## Material provided:
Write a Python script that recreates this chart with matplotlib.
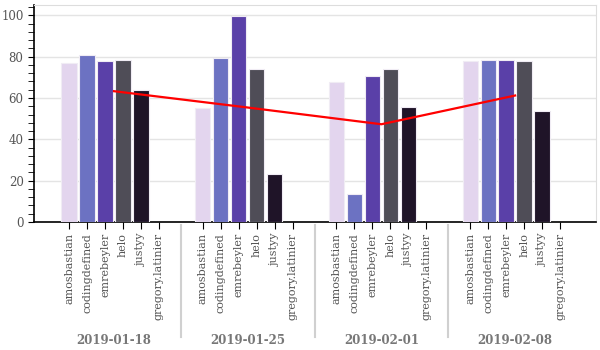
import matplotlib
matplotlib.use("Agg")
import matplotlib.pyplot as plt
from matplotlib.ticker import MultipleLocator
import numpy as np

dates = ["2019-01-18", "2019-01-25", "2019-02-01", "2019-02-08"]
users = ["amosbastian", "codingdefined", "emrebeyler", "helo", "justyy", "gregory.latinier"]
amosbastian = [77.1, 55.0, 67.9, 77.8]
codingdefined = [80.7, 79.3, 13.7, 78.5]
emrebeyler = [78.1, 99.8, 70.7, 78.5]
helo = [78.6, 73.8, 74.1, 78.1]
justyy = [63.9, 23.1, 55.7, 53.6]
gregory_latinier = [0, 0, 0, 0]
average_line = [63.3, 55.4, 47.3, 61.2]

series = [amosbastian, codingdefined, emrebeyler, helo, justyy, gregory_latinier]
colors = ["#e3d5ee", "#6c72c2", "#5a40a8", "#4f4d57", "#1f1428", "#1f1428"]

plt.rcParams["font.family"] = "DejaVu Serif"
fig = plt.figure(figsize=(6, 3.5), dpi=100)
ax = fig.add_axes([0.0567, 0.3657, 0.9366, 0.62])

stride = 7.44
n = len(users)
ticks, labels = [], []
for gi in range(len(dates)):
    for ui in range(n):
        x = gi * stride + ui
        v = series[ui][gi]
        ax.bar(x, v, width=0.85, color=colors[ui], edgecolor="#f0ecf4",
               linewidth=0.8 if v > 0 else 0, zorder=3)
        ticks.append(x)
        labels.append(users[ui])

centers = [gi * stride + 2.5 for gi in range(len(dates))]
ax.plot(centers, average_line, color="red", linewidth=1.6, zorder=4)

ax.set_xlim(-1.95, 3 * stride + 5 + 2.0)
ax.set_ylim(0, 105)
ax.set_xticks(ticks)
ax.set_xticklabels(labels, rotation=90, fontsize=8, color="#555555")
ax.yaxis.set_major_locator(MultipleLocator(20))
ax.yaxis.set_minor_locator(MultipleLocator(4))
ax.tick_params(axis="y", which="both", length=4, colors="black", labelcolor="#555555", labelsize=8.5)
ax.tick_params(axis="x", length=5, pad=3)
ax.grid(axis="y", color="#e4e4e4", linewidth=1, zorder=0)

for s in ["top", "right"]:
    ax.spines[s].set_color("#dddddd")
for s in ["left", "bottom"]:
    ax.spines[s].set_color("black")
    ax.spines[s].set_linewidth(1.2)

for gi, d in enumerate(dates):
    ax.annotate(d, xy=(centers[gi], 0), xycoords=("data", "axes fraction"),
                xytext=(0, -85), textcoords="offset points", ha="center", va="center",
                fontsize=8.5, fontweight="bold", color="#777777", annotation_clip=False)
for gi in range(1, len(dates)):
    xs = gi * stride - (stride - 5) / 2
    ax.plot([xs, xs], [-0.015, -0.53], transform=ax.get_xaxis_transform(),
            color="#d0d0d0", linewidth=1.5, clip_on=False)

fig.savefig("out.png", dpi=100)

## Brief:
Exclude the images, then output the data above word for word.

## Reply to the task:
Write a Python script that recreates this chart with matplotlib.
import matplotlib
matplotlib.use("Agg")
import matplotlib.pyplot as plt
from matplotlib.ticker import MultipleLocator
import numpy as np

dates = ["2019-01-18", "2019-01-25", "2019-02-01", "2019-02-08"]
users = ["amosbastian", "codingdefined", "emrebeyler", "helo", "justyy", "gregory.latinier"]
amosbastian = [77.1, 55.0, 67.9, 77.8]
codingdefined = [80.7, 79.3, 13.7, 78.5]
emrebeyler = [78.1, 99.8, 70.7, 78.5]
helo = [78.6, 73.8, 74.1, 78.1]
justyy = [63.9, 23.1, 55.7, 53.6]
gregory_latinier = [0, 0, 0, 0]
average_line = [63.3, 55.4, 47.3, 61.2]

series = [amosbastian, codingdefined, emrebeyler, helo, justyy, gregory_latinier]
colors = ["#e3d5ee", "#6c72c2", "#5a40a8", "#4f4d57", "#1f1428", "#1f1428"]

plt.rcParams["font.family"] = "DejaVu Serif"
fig = plt.figure(figsize=(6, 3.5), dpi=100)
ax = fig.add_axes([0.0567, 0.3657, 0.9366, 0.62])

stride = 7.44
n = len(users)
ticks, labels = [], []
for gi in range(len(dates)):
    for ui in range(n):
        x = gi * stride + ui
        v = series[ui][gi]
        ax.bar(x, v, width=0.85, color=colors[ui], edgecolor="#f0ecf4",
               linewidth=0.8 if v > 0 else 0, zorder=3)
        ticks.append(x)
        labels.append(users[ui])

centers = [gi * stride + 2.5 for gi in range(len(dates))]
ax.plot(centers, average_line, color="red", linewidth=1.6, zorder=4)

ax.set_xlim(-1.95, 3 * stride + 5 + 2.0)
ax.set_ylim(0, 105)
ax.set_xticks(ticks)
ax.set_xticklabels(labels, rotation=90, fontsize=8, color="#555555")
ax.yaxis.set_major_locator(MultipleLocator(20))
ax.yaxis.set_minor_locator(MultipleLocator(4))
ax.tick_params(axis="y", which="both", length=4, colors="black", labelcolor="#555555", labelsize=8.5)
ax.tick_params(axis="x", length=5, pad=3)
ax.grid(axis="y", color="#e4e4e4", linewidth=1, zorder=0)

for s in ["top", "right"]:
    ax.spines[s].set_color("#dddddd")
for s in ["left", "bottom"]:
    ax.spines[s].set_color("black")
    ax.spines[s].set_linewidth(1.2)

for gi, d in enumerate(dates):
    ax.annotate(d, xy=(centers[gi], 0), xycoords=("data", "axes fraction"),
                xytext=(0, -85), textcoords="offset points", ha="center", va="center",
                fontsize=8.5, fontweight="bold", color="#777777", annotation_clip=False)
for gi in range(1, len(dates)):
    xs = gi * stride - (stride - 5) / 2
    ax.plot([xs, xs], [-0.015, -0.53], transform=ax.get_xaxis_transform(),
            color="#d0d0d0", linewidth=1.5, clip_on=False)

fig.savefig("out.png", dpi=100)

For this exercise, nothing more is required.